Dengue Fever, Malaria, Yellow Fever, West Nile, and Chikungunya; what do they all have in common?
You guessed it….MOSQUITOES! These are all mosquito-borne diseases that have plagued humans for at least the past 100 years.
Did you know that mosquitoes account for more human suffering than any other organism? They could become an even greater annoyance in 2016 due to the rapid movement of the Zika virus, which is primarily spread to humans through mosquito bites, from its endemic regions of Africa and Asia.
In the past nine months alone, 19 countries reported Zika virus transmission, specifically in the Americas and the Caribbean. The enhanced rate of transmission is most likely due to increased travel and urbanization. In fact, in Brazil, which is currently battling an outbreak, it is speculated that the virus was probably introduced during the 2014 FIFA World Cup (Marcondes and Ximenes 2015). It is therefore possible that the next summer Olympic Games scheduled for Rio de Janeiro in August could serve as a catalyst for increased viral transmission worldwide. Regardless, the Zika virus is certainly something to pay attention to this year.
So, you’re probably wondering exactly what the Zika virus is? In this blog post, we describe the history, epidemiology and biology of the virus.
The Zika virus was discovered in a rhesus monkey in the Zika Forest of Uganda on April 18, 1947 (Dick et al. 1952).
In early 1948, the virus was isolated from the Aedes (Stegomyia) Africanus mosquito in the same forest, implicating the Aedes genus as vectors of the virus. Its isolation from humans was first performed in clinical studies in 1968 in Nigeria, 21 years after its discovery (Fagbami AH 1979). However, from 1951-1981 there were several cases of human infection reported in Africa (e.g. Uganda, Egypt, and Tanzania) and Asia (e.g. Thailand, Malaysia, and the Philippines). By April 2007, the Zika virus had spread outside of its usual geographic range (Africa and Asia) with an outbreak on Yap Island in the Federated States of Micronesia (Pacific Islands). Six years later, the virus re-emerged in French Polynesia (including Tahiti and Bora Bora) causing an outbreak which lasted from 2013-2014. Also in 2014, there were outbreaks in New Caledonia and Easter Island. As mentioned, 2015 saw several outbreaks predominantly in the Americas and the Caribbean, with Brazil being the most affected country.

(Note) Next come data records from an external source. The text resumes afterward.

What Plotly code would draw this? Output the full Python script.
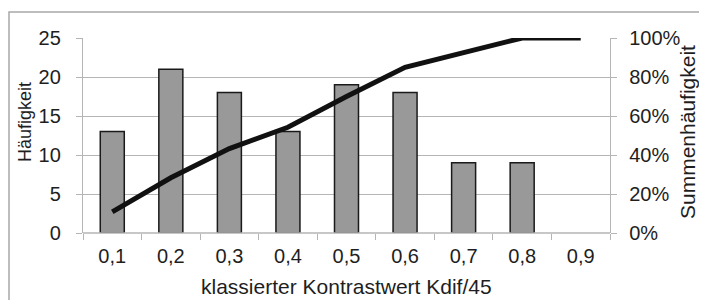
import plotly.graph_objects as go

categories = ["0,1", "0,2", "0,3", "0,4", "0,5", "0,6", "0,7", "0,8", "0,9"]
haeufigkeit = [13, 21, 18, 13, 19, 18, 9, 9, 0]
summenhaeufigkeit = [0.108, 0.283, 0.433, 0.542, 0.70, 0.85, 0.925, 1.0, 1.0]
left_ticks = [0, 5, 10, 15, 20, 25]
right_ticks = [0, 0.2, 0.4, 0.6, 0.8, 1.0]

FONT = "Liberation Sans, Arial, sans-serif"
TXT = "#1e1e1e"
GRID = "#b5b5b5"

# page has an 8px body margin; plot area spans page x 83..610, y 38..233
PX0, PW, PY0, PH = 83, 527, 38, 195


def px(x):
    return (x - PX0) / PW


def py(y):
    return (PY0 + PH - y) / PH


fig = go.Figure()
fig.add_trace(go.Bar(
    x=categories, y=haeufigkeit, width=0.41,
    marker=dict(color="#999999",
                line=dict(color="#1a1a1a", width=[1.5 if v else 0 for v in haeufigkeit])),
    yaxis="y", showlegend=False,
))
fig.add_trace(go.Scatter(
    x=categories, y=summenhaeufigkeit, mode="lines",
    line=dict(color="#111111", width=5),
    yaxis="y2", cliponaxis=False, showlegend=False,
))

fig.update_layout(
    width=699, height=292,
    margin=dict(l=75, r=97, t=30, b=67),
    paper_bgcolor="white", plot_bgcolor="white",
    font=dict(family=FONT, size=20, color=TXT),
    xaxis=dict(
        type="category", tickson="boundaries", ticks="outside", ticklen=6,
        tickcolor=GRID, tickwidth=1.3, showline=False, showgrid=False,
        tickfont=dict(size=20), ticklabelstandoff=9,
    ),
    yaxis=dict(
        range=[0, 25], tickvals=left_ticks, ticks="outside", ticklen=6,
        tickcolor=GRID, tickwidth=1.3, showgrid=True, gridcolor=GRID, gridwidth=1.3,
        showline=True, linecolor=GRID, linewidth=1.3, zeroline=False,
        tickfont=dict(size=20), ticklabelstandoff=11,
    ),
    yaxis2=dict(
        range=[0, 1], tickvals=right_ticks, tickformat=".0%", overlaying="y",
        side="right", ticks="outside", ticklen=6, tickcolor=GRID, tickwidth=1.3,
        showgrid=False, showline=True, linecolor=GRID, linewidth=1.3, zeroline=False,
        tickfont=dict(size=20), ticklabelstandoff=8,
    ),
    shapes=[
        dict(type="line", xref="paper", yref="paper", x0=0, x1=1, y0=0, y1=0,
             line=dict(color=GRID, width=1.3)),
        dict(type="rect", xref="paper", yref="paper",
             x0=px(9), x1=px(712), y0=py(305), y1=py(12),
             line=dict(color="#a8a8a8", width=1.5), layer="below"),
    ],
    annotations=[
        dict(text="Häufigkeit", textangle=-90, xref="paper", yref="paper",
             x=px(25), y=py(122), showarrow=False,
             xanchor="center", yanchor="middle", font=dict(size=18)),
        dict(text="Summenhäufigkeit", textangle=-90, xref="paper", yref="paper",
             x=px(688), y=py(132), showarrow=False,
             xanchor="center", yanchor="middle", font=dict(size=21)),
        dict(text="klassierter Kontrastwert Kdif/45", xref="paper", yref="paper",
             x=px(346), y=py(286), showarrow=False,
             xanchor="center", yanchor="middle", font=dict(size=21)),
    ],
)

fig.write_html("out.html")
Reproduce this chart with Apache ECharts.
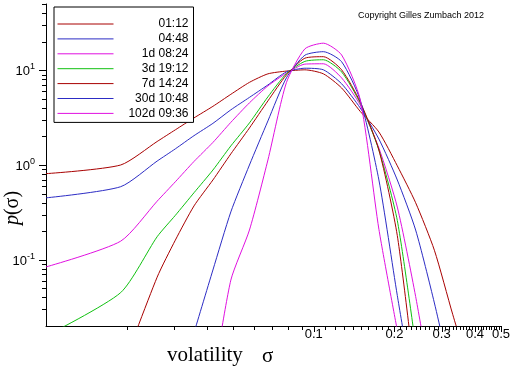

According to the United States Centers for Disease Control and Prevention, at least 34 countries have reported past or current evidence of Zika virus transmission.

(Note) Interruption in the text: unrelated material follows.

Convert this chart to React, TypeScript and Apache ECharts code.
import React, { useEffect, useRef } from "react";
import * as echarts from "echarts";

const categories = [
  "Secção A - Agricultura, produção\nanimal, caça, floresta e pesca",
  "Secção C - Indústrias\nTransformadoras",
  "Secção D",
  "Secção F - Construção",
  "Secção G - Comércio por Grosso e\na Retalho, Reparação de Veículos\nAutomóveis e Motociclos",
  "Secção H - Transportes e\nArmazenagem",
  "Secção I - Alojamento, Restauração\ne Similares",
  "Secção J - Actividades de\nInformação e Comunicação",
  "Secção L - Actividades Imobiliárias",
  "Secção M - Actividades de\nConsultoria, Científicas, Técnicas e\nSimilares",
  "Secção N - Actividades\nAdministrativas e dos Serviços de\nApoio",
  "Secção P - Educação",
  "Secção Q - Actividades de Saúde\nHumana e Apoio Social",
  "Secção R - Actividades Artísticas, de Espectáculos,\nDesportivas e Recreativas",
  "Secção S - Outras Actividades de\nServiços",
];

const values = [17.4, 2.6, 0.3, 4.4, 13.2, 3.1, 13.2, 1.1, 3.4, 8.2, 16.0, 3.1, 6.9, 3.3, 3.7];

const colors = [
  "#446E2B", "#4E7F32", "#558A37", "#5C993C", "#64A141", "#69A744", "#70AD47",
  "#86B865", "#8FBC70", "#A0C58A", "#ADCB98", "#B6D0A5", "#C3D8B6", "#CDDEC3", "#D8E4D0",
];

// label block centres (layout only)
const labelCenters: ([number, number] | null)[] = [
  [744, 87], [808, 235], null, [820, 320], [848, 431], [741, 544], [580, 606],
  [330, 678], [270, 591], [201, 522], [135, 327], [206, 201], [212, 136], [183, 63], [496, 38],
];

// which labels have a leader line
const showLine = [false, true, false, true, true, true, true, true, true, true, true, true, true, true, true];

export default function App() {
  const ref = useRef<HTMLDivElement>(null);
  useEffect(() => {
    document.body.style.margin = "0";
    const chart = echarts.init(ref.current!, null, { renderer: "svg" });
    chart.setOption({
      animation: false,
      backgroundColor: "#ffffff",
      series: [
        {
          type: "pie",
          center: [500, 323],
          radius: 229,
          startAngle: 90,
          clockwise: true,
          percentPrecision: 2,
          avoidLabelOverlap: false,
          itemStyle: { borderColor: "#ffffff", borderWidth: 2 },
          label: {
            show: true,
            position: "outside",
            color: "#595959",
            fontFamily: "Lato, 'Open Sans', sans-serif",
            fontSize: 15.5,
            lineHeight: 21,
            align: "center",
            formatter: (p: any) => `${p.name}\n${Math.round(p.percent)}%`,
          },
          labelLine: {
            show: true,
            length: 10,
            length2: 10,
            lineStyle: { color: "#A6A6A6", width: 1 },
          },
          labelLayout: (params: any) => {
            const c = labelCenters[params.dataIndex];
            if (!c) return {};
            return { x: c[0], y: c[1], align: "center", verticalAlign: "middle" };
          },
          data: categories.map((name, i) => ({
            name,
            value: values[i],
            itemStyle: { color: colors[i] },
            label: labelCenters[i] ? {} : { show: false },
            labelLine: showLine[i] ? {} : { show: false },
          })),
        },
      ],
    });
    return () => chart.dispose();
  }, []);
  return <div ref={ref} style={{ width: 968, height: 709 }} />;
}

The Zika virus is mainly transmitted by Aedes species mosquitoes, specifically Aedes aegypti, which is known to be prevalent in urban areas and is responsible for the current outbreak in Brazil. The virus breeds in these mosquitoes without causing harm, and remain for the entire life span of the insect. It is then transmitted whenever the mosquito takes its next blood meal (Ioos et al. 2014). The Zika virus can also be transmitted from mother to child, and one case of sexual transmission has been reported (Foy et al. 2011). Zika virus infection is mostly asymptomatic (approximately 80% of cases), but symptoms can range from mild, such as low-grade fever, skin rash, and achy joints, to serious neurological diseases such as Guillain-Barre syndrome and microcephaly, which is currently a major concern in Brazil. There is no treatment or prophylactic vaccine for Zika virus disease, and avoiding mosquitoes and managing symptoms are currently the main strategies for disease control.
The Zika virus is less popular than its high profile cousins of the Flaviviridae family of viruses, which include dengue, yellow fever, West Nile, and Japanese encephalitis virus; and as such the pathogenesis of Zika virus disease is poorly understood.
Zika virus has been classified as an arbovirus that contains positive single stranded genomic RNA. And a recent study by Hamel et al. (2015) has provided significant insight into its biology. Using the Zika virus strain isolated from the 2013/2014 outbreak in French Polynesia, it was demonstrated that human dermal fibroblasts, epidermal keratinocytes, and immature dendritic cells are the cell types primarily infected by the Zika virus. When a blood-feeding female mosquito of the Aedes genus injects the virus in the skin of the host, it then enters these cells via cell surface entry/adhesive factors such as DC sign, AXL, Tyro3, and Tim-1. Once inside the cell, the virus then induces apoptosis and autophagy, which allows its release from the infected cell for further infection of other cells and increases viral replication, respectively. Replication of the virus leads to activation of an anti-viral innate immune response by the host, which involves the production of type 1 interferons in infected cells (Hamel et al. 2015).
Currently, the Zika virus is relatively unknown, but it may soon rise to fame this year.